* _Problem details_
Can you transcribe the data exactly? Leave the pictures out.

===

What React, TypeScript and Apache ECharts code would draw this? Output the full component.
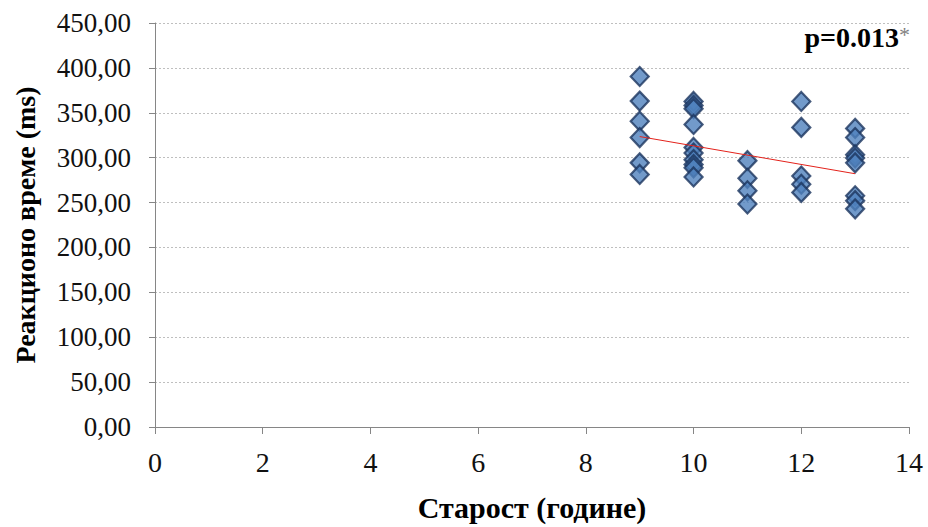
import React, { useEffect, useRef } from "react";
import * as echarts from "echarts";

const ageX = [9, 9, 9, 9, 9, 9, 10, 10, 10, 10, 10, 10, 10, 10, 10, 10, 11, 11, 11, 11, 12, 12, 12, 12, 12, 13, 13, 13, 13, 13, 13, 13, 13];
const reactionY = [390.4, 363, 340.6, 322.4, 294.2, 281.3, 362.6, 358.2, 354.6, 337, 311.4, 305.2, 297.8, 292.3, 288.7, 278.5, 296.7, 277, 263.1, 248.4, 362.6, 333.7, 279.6, 270.4, 261.3, 332.6, 322.4, 303.3, 299.7, 294.2, 257.6, 252.1, 243];
const trendX = [9, 13];
const trendY = [323.5, 282.1];
const xTitle = "Старост (године)";
const yTitle = "Реакционо време (ms)";
const pLabel = "p=0.013";

export default function App() {
  const ref = useRef<HTMLDivElement>(null);
  useEffect(() => {
    if (!ref.current) return;
    const chart = echarts.init(ref.current, null, { renderer: "svg" });
    const serif = "Liberation Serif";
    chart.setOption({
      animation: false,
      grid: { left: 155, right: 19, top: 23, bottom: 94, containLabel: false },
      xAxis: {
        type: "value",
        min: 0,
        max: 14,
        interval: 2,
        name: xTitle,
        nameLocation: "middle",
        nameGap: 65,
        nameTextStyle: { fontFamily: serif, fontSize: 30, fontWeight: "bold", color: "#000" },
        axisLine: { show: true, onZero: false, lineStyle: { color: "#868686", width: 1 } },
        axisTick: { show: true, length: 7, lineStyle: { color: "#868686" } },
        axisLabel: { fontFamily: serif, fontSize: 28, color: "#111", margin: 21 },
        splitLine: { show: false },
      },
      yAxis: {
        type: "value",
        min: 0,
        max: 450,
        interval: 50,
        name: yTitle,
        nameLocation: "middle",
        nameGap: 116,
        nameTextStyle: { fontFamily: serif, fontSize: 28, fontWeight: "bold", color: "#000" },
        axisLine: { show: true, lineStyle: { color: "#868686", width: 1 } },
        axisTick: { show: true, length: 6, lineStyle: { color: "#868686" } },
        axisLabel: {
          fontFamily: serif,
          fontSize: 27,
          color: "#111",
          margin: 24,
          formatter: (v: number) => v.toFixed(2).replace(".", ","),
        },
        splitLine: { show: true, lineStyle: { color: "#BFBFBF", type: [2, 2], width: 1 } },
      },
      series: [
        {
          type: "scatter",
          data: ageX.map((x, i) => [x, reactionY[i]]),
          symbol: "diamond",
          symbolSize: [18, 19],
          itemStyle: { color: "#4F81BD", borderColor: "#1C355E", borderWidth: 2.2 },
          z: 3,
        },
        {
          type: "line",
          data: trendX.map((x, i) => [x, trendY[i]]),
          symbol: "none",
          lineStyle: { color: "#E3221B", width: 1 },
          z: 4,
        },
      ],
      graphic: [
        {
          type: "text",
          right: 18,
          top: 23,
          style: {
            text: "{p|" + pLabel + "}{s|*}",
            rich: {
              p: { fontFamily: serif, fontSize: 28, fontWeight: "bold", fill: "#000" },
              s: { fontFamily: serif, fontSize: 22, fill: "#7F7F7F", verticalAlign: "top" },
            },
          },
        },
      ],
    });
    return () => chart.dispose();
  }, []);
  return <div ref={ref} style={{ position: "absolute", left: 0, top: 0, width: 928, height: 527 }} />;
}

===

* _The reply_
What React, TypeScript and Apache ECharts code would draw this? Output the full component.
import React, { useEffect, useRef } from "react";
import * as echarts from "echarts";

const ageX = [9, 9, 9, 9, 9, 9, 10, 10, 10, 10, 10, 10, 10, 10, 10, 10, 11, 11, 11, 11, 12, 12, 12, 12, 12, 13, 13, 13, 13, 13, 13, 13, 13];
const reactionY = [390.4, 363, 340.6, 322.4, 294.2, 281.3, 362.6, 358.2, 354.6, 337, 311.4, 305.2, 297.8, 292.3, 288.7, 278.5, 296.7, 277, 263.1, 248.4, 362.6, 333.7, 279.6, 270.4, 261.3, 332.6, 322.4, 303.3, 299.7, 294.2, 257.6, 252.1, 243];
const trendX = [9, 13];
const trendY = [323.5, 282.1];
const xTitle = "Старост (године)";
const yTitle = "Реакционо време (ms)";
const pLabel = "p=0.013";

export default function App() {
  const ref = useRef<HTMLDivElement>(null);
  useEffect(() => {
    if (!ref.current) return;
    const chart = echarts.init(ref.current, null, { renderer: "svg" });
    const serif = "Liberation Serif";
    chart.setOption({
      animation: false,
      grid: { left: 155, right: 19, top: 23, bottom: 94, containLabel: false },
      xAxis: {
        type: "value",
        min: 0,
        max: 14,
        interval: 2,
        name: xTitle,
        nameLocation: "middle",
        nameGap: 65,
        nameTextStyle: { fontFamily: serif, fontSize: 30, fontWeight: "bold", color: "#000" },
        axisLine: { show: true, onZero: false, lineStyle: { color: "#868686", width: 1 } },
        axisTick: { show: true, length: 7, lineStyle: { color: "#868686" } },
        axisLabel: { fontFamily: serif, fontSize: 28, color: "#111", margin: 21 },
        splitLine: { show: false },
      },
      yAxis: {
        type: "value",
        min: 0,
        max: 450,
        interval: 50,
        name: yTitle,
        nameLocation: "middle",
        nameGap: 116,
        nameTextStyle: { fontFamily: serif, fontSize: 28, fontWeight: "bold", color: "#000" },
        axisLine: { show: true, lineStyle: { color: "#868686", width: 1 } },
        axisTick: { show: true, length: 6, lineStyle: { color: "#868686" } },
        axisLabel: {
          fontFamily: serif,
          fontSize: 27,
          color: "#111",
          margin: 24,
          formatter: (v: number) => v.toFixed(2).replace(".", ","),
        },
        splitLine: { show: true, lineStyle: { color: "#BFBFBF", type: [2, 2], width: 1 } },
      },
      series: [
        {
          type: "scatter",
          data: ageX.map((x, i) => [x, reactionY[i]]),
          symbol: "diamond",
          symbolSize: [18, 19],
          itemStyle: { color: "#4F81BD", borderColor: "#1C355E", borderWidth: 2.2 },
          z: 3,
        },
        {
          type: "line",
          data: trendX.map((x, i) => [x, trendY[i]]),
          symbol: "none",
          lineStyle: { color: "#E3221B", width: 1 },
          z: 4,
        },
      ],
      graphic: [
        {
          type: "text",
          right: 18,
          top: 23,
          style: {
            text: "{p|" + pLabel + "}{s|*}",
            rich: {
              p: { fontFamily: serif, fontSize: 28, fontWeight: "bold", fill: "#000" },
              s: { fontFamily: serif, fontSize: 22, fill: "#7F7F7F", verticalAlign: "top" },
            },
          },
        },
      ],
    });
    return () => chart.dispose();
  }, []);
  return <div ref={ref} style={{ position: "absolute", left: 0, top: 0, width: 928, height: 527 }} />;
}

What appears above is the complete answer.